Offensichtlich gelingt es dem ehemaligen Chef des Geheimdienstes FSB, den Bürgern, die die 1990er Jahre mit der unkontrollierten Privatisierung der Staatskonzerne, verbreiteter Kriminalität, hoher Arbeitslosigkeit und Inflation als Trauma erlebt haben, ein hegendes Gefühl der Sicherheit und Stabilität zu geben – um den Preis der Friedhofsruhe eines Polizeistaates. Dass er sich dabei eines aggressiven Nationalismus bedient, mit seinen Kritikern gewaltsam umspringt und ehemaligen Sowjetrepubliken mit Krieg droht, scheint die Mehrheit der Russen (m/w/d) resigniert zu ertragen. Die offizielle Hetze gegen Schwule, Lesben und Transgender, die in einem absurden Gesetz gegen „homosexuelle Propaganda“ kulminiert, passt in das Muster der Demonstration patriarchaler Stärke, die auch als Abkehr von Europa zu verstehen ist.

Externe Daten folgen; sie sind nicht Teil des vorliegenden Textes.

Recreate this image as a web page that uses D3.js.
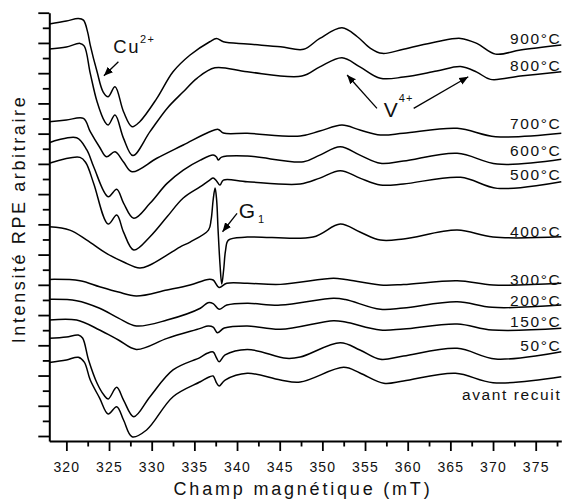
<!DOCTYPE html>
<html><head><meta charset="utf-8">
<script src="https://cdn.jsdelivr.net/npm/d3@7"></script>
<style>
html,body{margin:0;padding:0;background:#fff;}
svg{display:block;font-family:"Liberation Sans",Arial,sans-serif;}
</style></head><body>
<svg id="chart" width="563" height="504"></svg>
<script>
// Magnetic field (mT) / arbitrary EPR intensity pairs
const s900 = [[318,27.25],[320,27.45],[321.4,27.61],[322.0,27.51],[322.5,26.7],[322.8,25.86],[323.6,24.09],[324.3,22.77],[324.9,22.44],[325.7,23.10],[326.7,21.45],[327.7,20.46],[328.6,20.79],[330.6,22.33],[332.5,24.09],[334.5,25.20],[336.8,26.08],[337.6,26.29],[338.4,26.08],[341.2,25.93],[345.1,25.75],[347.8,25.58],[349.7,26.30],[352.3,27.00],[354.1,26.41],[355.6,25.66],[357.0,25.31],[359.5,25.58],[363.4,26.08],[366.2,26.30],[368.1,25.97],[370.3,25.26],[373.2,25.53],[378,25.86]];
const s800 = [[318,25.60],[320,25.73],[321.6,25.97],[322.1,25.79],[322.8,23.99],[323.6,22.11],[324.5,20.79],[324.9,20.57],[325.7,21.23],[326.7,19.69],[327.8,18.55],[329.8,20.13],[331.8,21.67],[333.7,22.77],[335.3,23.66],[337.4,24.36],[341.2,24.09],[347.6,23.81],[349.7,24.42],[352.3,25.02],[354.4,24.42],[356.8,23.66],[359.5,23.74],[363.4,24.14],[366.2,24.44],[368.1,24.07],[369.7,23.59],[373.2,23.81],[378,24.09]];
const s700 = [[318,20.79],[320,20.90],[322,21.01],[322.8,20.13],[323.9,19.1],[324.7,18.47],[325.7,18.80],[326.7,18.12],[327.7,17.48],[330.6,18.37],[333.7,19.25],[336.8,20.13],[337.8,20.28],[338.4,20.04],[341.2,20.02],[347.4,19.84],[349.7,20.17],[352.3,20.57],[354.4,20.24],[356.8,19.91],[359.5,20.02],[365.8,20.35],[370.3,19.80],[378,20.02]];
const s600 = [[318,19.40],[321.2,19.73],[322.4,18.92],[323.2,17.81],[324.9,15.83],[325.9,16.32],[326.7,15.41],[327.9,14.40],[329.8,15.39],[331.8,16.71],[333.7,17.59],[335.7,18.25],[337.2,18.58],[337.6,18.45],[337.8,18.25],[338.2,18.45],[341.2,18.52],[347.8,18.14],[349.7,18.58],[352.1,19.13],[354.4,18.58],[356.8,18.04],[359.5,18.19],[365.8,18.70],[370.5,17.99],[378,18.30]];
const s500 = [[318,18.04],[321.6,18.43],[322.3,18.06],[323.2,16.71],[324.9,14.02],[325.9,14.62],[326.7,13.49],[327.9,12.30],[329.8,13.18],[331.8,14.50],[333.7,15.74],[335.7,16.49],[336.8,16.93],[337.2,17.06],[337.6,16.87],[338.0,16.60],[338.4,16.93],[341.2,16.82],[347.4,16.67],[349.7,17.06],[352.1,17.55],[354.4,17.06],[356.8,16.60],[359.5,16.67],[366.2,17.11],[370.5,16.38],[378,16.82]];
const s400 = [[318,13.84],[320.4,13.62],[322.4,12.96],[324.7,12.08],[326.7,11.51],[328.6,11.11],[329.8,11.31],[331.6,11.90],[333.3,12.50],[334.5,12.83],[336.65,13.62],[336.96,14.29],[337.2,15.61],[337.43,16.40],[337.61,15.61],[337.78,13.62],[338.01,11.31],[338.21,10.05],[338.43,10.98],[338.66,12.30],[338.99,12.96],[341.2,13.16],[348.9,13.16],[352.1,14.02],[354.4,13.49],[356.8,12.96],[359.5,13.03],[365.8,13.62],[370.0,13.16],[378,13.18]];
const s300 = [[318,10.36],[321.6,10.27],[323.9,9.87],[326.1,9.52],[328.2,9.26],[331.8,9.66],[334.5,9.99],[336.6,10.36],[337.2,10.32],[337.9,9.83],[338.8,10.10],[341.2,10.10],[345.1,10.03],[351.3,10.43],[352.7,10.35],[356.8,9.99],[359.5,10.02],[365.8,10.27],[370.0,9.99],[378,10.10]];
const s200 = [[318,9.04],[321.2,8.95],[323.9,8.45],[326.1,7.80],[328.2,7.28],[331.8,7.67],[335.7,8.45],[336.6,8.82],[337.2,8.76],[337.9,8.38],[338.8,8.66],[341.2,8.78],[345.1,8.66],[351.3,9.11],[352.7,9.03],[356.8,8.38],[359.5,8.47],[365.8,8.88],[369.9,8.51],[378,8.66]];
const s150 = [[318,7.67],[321.2,7.67],[323.9,7.01],[326.1,6.35],[328.2,5.73],[331.8,6.46],[335.7,7.12],[336.6,7.28],[337.2,7.21],[337.7,6.83],[338.5,7.14],[341.2,7.28],[345.1,7.06],[351.3,7.63],[352.7,7.54],[356.8,7.01],[359.5,7.08],[365.8,7.41],[369.9,7.01],[378,7.12]];
const s50 = [[318,6.46],[320,6.55],[321.4,6.68],[321.9,6.48],[322.6,5.03],[323.6,3.49],[324.4,2.71],[324.9,2.45],[325.9,3.22],[326.7,2.38],[327.9,1.28],[329.8,2.60],[332.5,4.37],[335.7,5.20],[336.5,5.47],[337.2,5.56],[337.6,5.16],[337.9,4.91],[338.6,5.36],[341.2,5.73],[345.8,5.14],[347.4,5.22],[352.1,6.17],[354.4,5.69],[356.8,5.07],[359.5,5.29],[365.8,5.80],[370.3,5.09],[378,5.58]];
const sAvant = [[318,4.87],[320,5.03],[321.4,5.21],[322.1,4.89],[322.8,3.70],[323.9,2.51],[324.9,1.46],[325.9,1.94],[326.7,1.06],[327.7,-0.05],[329.4,0.40],[332.5,2.60],[335.7,3.59],[336.8,3.92],[337.2,3.97],[337.6,3.51],[337.9,3.31],[338.6,3.70],[341.2,4.15],[345.1,3.70],[347.4,3.57],[352.5,4.54],[354.4,4.17],[357.2,3.49],[359.5,3.64],[365.6,4.15],[370.0,3.53],[378,3.92]];

const seriesNames = ["900°C","800°C","700°C","600°C","500°C","400°C","300°C","200°C","150°C","50°C","avant recuit"];
const seriesData = [s900,s800,s700,s600,s500,s400,s300,s200,s150,s50,sAvant];
const labelLevels = [25.96,24.17,20.30,18.52,16.93,13.19,9.99,8.63,7.24,5.59,2.41];

const xMajorTicks = d3.range(320, 376, 5);
const xMinorTicks = d3.range(322.5, 378, 5);
const yMajorTicks = d3.range(0, 29, 2);
const yMinorTicks = d3.range(1, 28, 2);

const svg = d3.select("#chart");
const x = d3.scaleLinear().domain([318, 378]).range([49.3, 561.3]);
const y = d3.scaleLinear().domain([-0.33, 28]).range([441, 12.7]);

// minor ticks
svg.append("g").attr("transform","translate(0,441)")
  .call(d3.axisBottom(x).tickValues(xMinorTicks).tickSize(5.5).tickSizeOuter(0).tickFormat(""))
  .call(g=>g.select(".domain").remove())
  .call(g=>g.selectAll("line").attr("stroke","#000").attr("stroke-width",1.8));
svg.append("g").attr("transform","translate(49.3,0)")
  .call(d3.axisLeft(y).tickValues(yMinorTicks).tickSize(6.5).tickSizeOuter(0).tickFormat(""))
  .call(g=>g.select(".domain").remove())
  .call(g=>g.selectAll("line").attr("stroke","#000").attr("stroke-width",1.8));

// major ticks + domain
const xa = svg.append("g").attr("transform","translate(0,441)")
  .call(d3.axisBottom(x).tickValues(xMajorTicks).tickSize(10).tickSizeOuter(0).tickFormat(d3.format("d")));
xa.select(".domain").attr("stroke","#000").attr("stroke-width",2);
xa.selectAll("line").attr("stroke","#000").attr("stroke-width",1.8);
xa.selectAll("text").attr("y",30.5).attr("dy",null)
  .attr("font-size",14).attr("font-family","Liberation Sans, Arial, sans-serif")
  .attr("letter-spacing","1.2px").attr("fill","#111");

const ya = svg.append("g").attr("transform","translate(49.3,0)")
  .call(d3.axisLeft(y).tickValues(yMajorTicks).tickSize(11).tickSizeOuter(0).tickFormat(""));
ya.select(".domain").attr("stroke","#000").attr("stroke-width",2);
ya.selectAll("line").attr("stroke","#000").attr("stroke-width",1.8);

// curves
const line = d3.line().x(d=>x(d[0])).y(d=>y(d[1])).curve(d3.curveCatmullRom.alpha(0.5));
svg.append("g").selectAll("path").data(seriesData).join("path")
  .attr("d", line).attr("fill","none").attr("stroke","#000")
  .attr("stroke-width",1.5).attr("stroke-linejoin","round");

// series labels
svg.append("g").selectAll("text").data(seriesNames).join("text")
  .attr("x", x(378)).attr("y", (d,i)=>y(labelLevels[i]))
  .attr("text-anchor","end").attr("font-size",15.5).attr("letter-spacing","1.6px")
  .attr("fill","#111").text(d=>d);

// axis titles
svg.append("text").attr("x",303).attr("y",495).attr("text-anchor","middle")
  .attr("font-size",18).attr("letter-spacing","2.8px").attr("fill","#111")
  .text("Champ magnétique (mT)");
svg.append("text").attr("transform","translate(25,219) rotate(-90)").attr("text-anchor","middle")
  .attr("font-size",18).attr("letter-spacing","2.6px").attr("fill","#111")
  .text("Intensité RPE arbitraire");

// annotations
const defs = svg.append("defs");
defs.append("marker").attr("id","ah").attr("viewBox","0 0 10 10").attr("refX",10).attr("refY",5)
  .attr("markerWidth",9).attr("markerHeight",9).attr("markerUnits","userSpaceOnUse").attr("orient","auto")
  .append("path").attr("d","M0,0.8 L10,5 L0,9.2 Z").attr("fill","#000");

const arrows = [
  [[326.1,24.76],[324.4,23.83]],
  [[356.4,21.67],[352.9,23.88]],
  [[360.7,21.67],[367.1,23.76]],
  [[340.0,14.73],[338.3,13.51]]
];
svg.append("g").selectAll("line").data(arrows).join("line")
  .attr("x1",d=>x(d[0][0])).attr("y1",d=>y(d[0][1]))
  .attr("x2",d=>x(d[1][0])).attr("y2",d=>y(d[1][1]))
  .attr("stroke","#000").attr("stroke-width",1.3).attr("marker-end","url(#ah)");

const cu = svg.append("text").attr("x",x(325.5)).attr("y",y(25.31)).attr("font-size",18.5)
  .attr("letter-spacing","1.5px").attr("fill","#111");
cu.append("tspan").text("Cu");
cu.append("tspan").attr("font-size",11).attr("dy",-10).text("2+");

const vt = svg.append("text").attr("x",x(357.2)).attr("y",y(21.12)).attr("font-size",21)
  .attr("letter-spacing","1px").attr("fill","#111");
vt.append("tspan").text("V");
vt.append("tspan").attr("font-size",11).attr("dy",-15).text("4+");

const gt = svg.append("text").attr("x",x(340.2)).attr("y",y(14.40)).attr("font-size",21)
  .attr("letter-spacing","1px").attr("fill","#111");
gt.append("tspan").text("G");
gt.append("tspan").attr("font-size",11).attr("dx",2).attr("dy",5).text("1");
</script>
</body></html>
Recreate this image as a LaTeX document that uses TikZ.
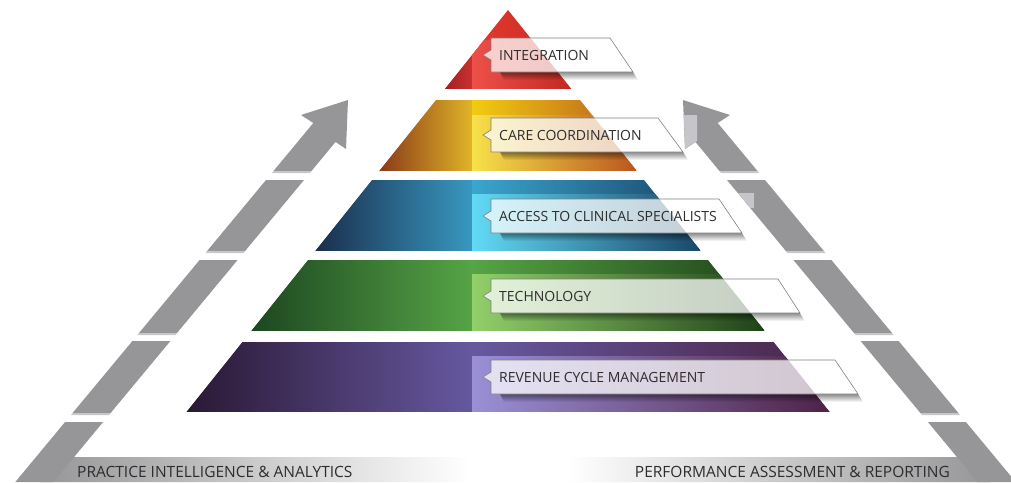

Masha Gessens Interviewpartner tun es der Autorin gleich: Sie verlassen ihr Land, in dem sie keine persönliche Zukunft mehr sehen. Offen bleibt, was nach 2024 passieren wird, wenn Putins vierte Legislatur im Kreml endet. Wird eine erneute Rochade zwischen Dmitri Medwedew und ihm die Stagnation der „erstickten Demokratie“ (Manfred Hildermeier) verlängern, oder wird ein postsowjetischer Mikhail Gorbatschow mit einer Perestroika 2.0 das weite Land von den Nachwehen des imperial overstretch befreien? Vielleicht muss eine komplett neurussisch sozialisierte Generation an die einflussreichen Stellen der Gesellschaft geraten, um mit der unterstellten Tradition der Sehnsucht nach einem starken Staat zu brechen. Dann hätte Russland womöglich eine zweite Chance auf den Gewinn der Freiheit – es wäre ein Novum in der Geschichte des Riesenreiches.